Images are not part of the copy; write out the rest of the data exactly as given.
━━━━━ INFORMATION SUPPLIED ━━━━━
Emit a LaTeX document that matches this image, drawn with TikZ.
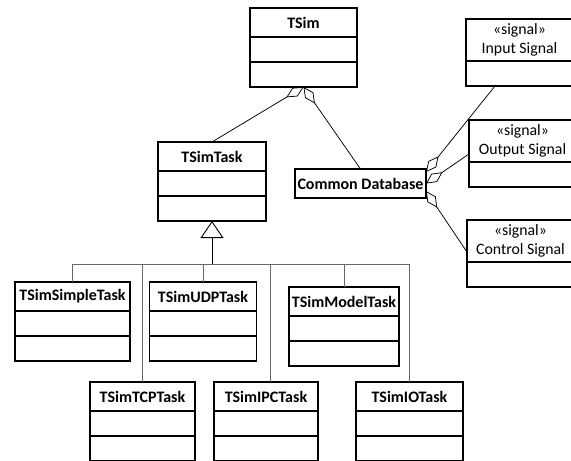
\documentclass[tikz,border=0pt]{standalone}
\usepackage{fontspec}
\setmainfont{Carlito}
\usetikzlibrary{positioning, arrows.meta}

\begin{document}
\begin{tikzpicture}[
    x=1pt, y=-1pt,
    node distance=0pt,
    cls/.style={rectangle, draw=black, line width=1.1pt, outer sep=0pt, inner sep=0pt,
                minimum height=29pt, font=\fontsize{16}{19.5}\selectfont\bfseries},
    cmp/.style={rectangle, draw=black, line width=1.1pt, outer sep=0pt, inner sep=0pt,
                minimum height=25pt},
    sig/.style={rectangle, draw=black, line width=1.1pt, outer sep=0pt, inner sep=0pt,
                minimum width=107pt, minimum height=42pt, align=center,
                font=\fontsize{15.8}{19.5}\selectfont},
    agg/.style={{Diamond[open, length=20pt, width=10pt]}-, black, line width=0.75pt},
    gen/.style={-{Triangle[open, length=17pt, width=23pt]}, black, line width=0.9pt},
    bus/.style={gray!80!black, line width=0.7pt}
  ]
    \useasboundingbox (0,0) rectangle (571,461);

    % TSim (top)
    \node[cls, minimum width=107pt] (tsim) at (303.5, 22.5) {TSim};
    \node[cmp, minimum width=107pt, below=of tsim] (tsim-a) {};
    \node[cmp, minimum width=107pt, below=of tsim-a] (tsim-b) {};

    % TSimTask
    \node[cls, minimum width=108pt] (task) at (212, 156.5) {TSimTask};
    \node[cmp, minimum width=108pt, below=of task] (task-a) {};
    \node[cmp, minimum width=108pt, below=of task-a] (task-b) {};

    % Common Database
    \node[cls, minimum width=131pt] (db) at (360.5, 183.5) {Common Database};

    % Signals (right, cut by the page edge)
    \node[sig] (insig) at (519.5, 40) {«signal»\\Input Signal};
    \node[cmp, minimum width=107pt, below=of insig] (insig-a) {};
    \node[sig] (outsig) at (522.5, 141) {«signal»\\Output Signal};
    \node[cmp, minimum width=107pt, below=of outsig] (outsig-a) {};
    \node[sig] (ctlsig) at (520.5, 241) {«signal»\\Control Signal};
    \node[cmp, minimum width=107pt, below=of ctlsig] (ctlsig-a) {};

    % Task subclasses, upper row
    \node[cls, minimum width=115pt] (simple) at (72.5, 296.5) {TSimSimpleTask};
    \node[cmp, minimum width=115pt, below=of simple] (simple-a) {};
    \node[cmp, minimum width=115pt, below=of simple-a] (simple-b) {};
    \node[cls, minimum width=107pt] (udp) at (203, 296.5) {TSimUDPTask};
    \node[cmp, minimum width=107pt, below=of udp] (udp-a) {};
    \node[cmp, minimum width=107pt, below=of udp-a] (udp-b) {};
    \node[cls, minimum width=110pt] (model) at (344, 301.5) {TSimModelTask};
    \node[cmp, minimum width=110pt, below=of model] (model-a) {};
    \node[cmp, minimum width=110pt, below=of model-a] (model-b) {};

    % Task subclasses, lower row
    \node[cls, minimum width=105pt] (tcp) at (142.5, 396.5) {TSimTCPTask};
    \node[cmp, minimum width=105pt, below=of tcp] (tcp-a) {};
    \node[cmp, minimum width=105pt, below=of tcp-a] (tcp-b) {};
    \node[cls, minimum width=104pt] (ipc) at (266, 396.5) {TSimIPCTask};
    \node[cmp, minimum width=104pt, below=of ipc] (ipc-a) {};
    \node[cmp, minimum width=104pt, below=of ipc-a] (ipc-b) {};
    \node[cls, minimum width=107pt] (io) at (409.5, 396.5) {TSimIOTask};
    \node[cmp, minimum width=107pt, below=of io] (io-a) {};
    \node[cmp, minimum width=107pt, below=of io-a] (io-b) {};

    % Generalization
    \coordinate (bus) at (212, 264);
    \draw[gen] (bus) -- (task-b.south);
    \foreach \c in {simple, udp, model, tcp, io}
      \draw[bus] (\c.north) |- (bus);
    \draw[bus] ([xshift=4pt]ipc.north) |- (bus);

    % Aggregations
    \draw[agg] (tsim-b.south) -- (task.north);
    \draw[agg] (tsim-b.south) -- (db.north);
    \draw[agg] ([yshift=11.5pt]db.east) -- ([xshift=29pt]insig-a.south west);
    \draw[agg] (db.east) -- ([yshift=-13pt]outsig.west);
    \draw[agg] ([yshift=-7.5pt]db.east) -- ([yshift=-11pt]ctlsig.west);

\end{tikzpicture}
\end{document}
━━━━━
(RESPONSE BELOW):
Emit a LaTeX document that matches this image, drawn with TikZ.
\documentclass[tikz,border=0pt]{standalone}
\usepackage{fontspec}
\setmainfont{Carlito}
\usetikzlibrary{positioning, arrows.meta}

\begin{document}
\begin{tikzpicture}[
    x=1pt, y=-1pt,
    node distance=0pt,
    cls/.style={rectangle, draw=black, line width=1.1pt, outer sep=0pt, inner sep=0pt,
                minimum height=29pt, font=\fontsize{16}{19.5}\selectfont\bfseries},
    cmp/.style={rectangle, draw=black, line width=1.1pt, outer sep=0pt, inner sep=0pt,
                minimum height=25pt},
    sig/.style={rectangle, draw=black, line width=1.1pt, outer sep=0pt, inner sep=0pt,
                minimum width=107pt, minimum height=42pt, align=center,
                font=\fontsize{15.8}{19.5}\selectfont},
    agg/.style={{Diamond[open, length=20pt, width=10pt]}-, black, line width=0.75pt},
    gen/.style={-{Triangle[open, length=17pt, width=23pt]}, black, line width=0.9pt},
    bus/.style={gray!80!black, line width=0.7pt}
  ]
    \useasboundingbox (0,0) rectangle (571,461);

    % TSim (top)
    \node[cls, minimum width=107pt] (tsim) at (303.5, 22.5) {TSim};
    \node[cmp, minimum width=107pt, below=of tsim] (tsim-a) {};
    \node[cmp, minimum width=107pt, below=of tsim-a] (tsim-b) {};

    % TSimTask
    \node[cls, minimum width=108pt] (task) at (212, 156.5) {TSimTask};
    \node[cmp, minimum width=108pt, below=of task] (task-a) {};
    \node[cmp, minimum width=108pt, below=of task-a] (task-b) {};

    % Common Database
    \node[cls, minimum width=131pt] (db) at (360.5, 183.5) {Common Database};

    % Signals (right, cut by the page edge)
    \node[sig] (insig) at (519.5, 40) {«signal»\\Input Signal};
    \node[cmp, minimum width=107pt, below=of insig] (insig-a) {};
    \node[sig] (outsig) at (522.5, 141) {«signal»\\Output Signal};
    \node[cmp, minimum width=107pt, below=of outsig] (outsig-a) {};
    \node[sig] (ctlsig) at (520.5, 241) {«signal»\\Control Signal};
    \node[cmp, minimum width=107pt, below=of ctlsig] (ctlsig-a) {};

    % Task subclasses, upper row
    \node[cls, minimum width=115pt] (simple) at (72.5, 296.5) {TSimSimpleTask};
    \node[cmp, minimum width=115pt, below=of simple] (simple-a) {};
    \node[cmp, minimum width=115pt, below=of simple-a] (simple-b) {};
    \node[cls, minimum width=107pt] (udp) at (203, 296.5) {TSimUDPTask};
    \node[cmp, minimum width=107pt, below=of udp] (udp-a) {};
    \node[cmp, minimum width=107pt, below=of udp-a] (udp-b) {};
    \node[cls, minimum width=110pt] (model) at (344, 301.5) {TSimModelTask};
    \node[cmp, minimum width=110pt, below=of model] (model-a) {};
    \node[cmp, minimum width=110pt, below=of model-a] (model-b) {};

    % Task subclasses, lower row
    \node[cls, minimum width=105pt] (tcp) at (142.5, 396.5) {TSimTCPTask};
    \node[cmp, minimum width=105pt, below=of tcp] (tcp-a) {};
    \node[cmp, minimum width=105pt, below=of tcp-a] (tcp-b) {};
    \node[cls, minimum width=104pt] (ipc) at (266, 396.5) {TSimIPCTask};
    \node[cmp, minimum width=104pt, below=of ipc] (ipc-a) {};
    \node[cmp, minimum width=104pt, below=of ipc-a] (ipc-b) {};
    \node[cls, minimum width=107pt] (io) at (409.5, 396.5) {TSimIOTask};
    \node[cmp, minimum width=107pt, below=of io] (io-a) {};
    \node[cmp, minimum width=107pt, below=of io-a] (io-b) {};

    % Generalization
    \coordinate (bus) at (212, 264);
    \draw[gen] (bus) -- (task-b.south);
    \foreach \c in {simple, udp, model, tcp, io}
      \draw[bus] (\c.north) |- (bus);
    \draw[bus] ([xshift=4pt]ipc.north) |- (bus);

    % Aggregations
    \draw[agg] (tsim-b.south) -- (task.north);
    \draw[agg] (tsim-b.south) -- (db.north);
    \draw[agg] ([yshift=11.5pt]db.east) -- ([xshift=29pt]insig-a.south west);
    \draw[agg] (db.east) -- ([yshift=-13pt]outsig.west);
    \draw[agg] ([yshift=-7.5pt]db.east) -- ([yshift=-11pt]ctlsig.west);

\end{tikzpicture}
\end{document}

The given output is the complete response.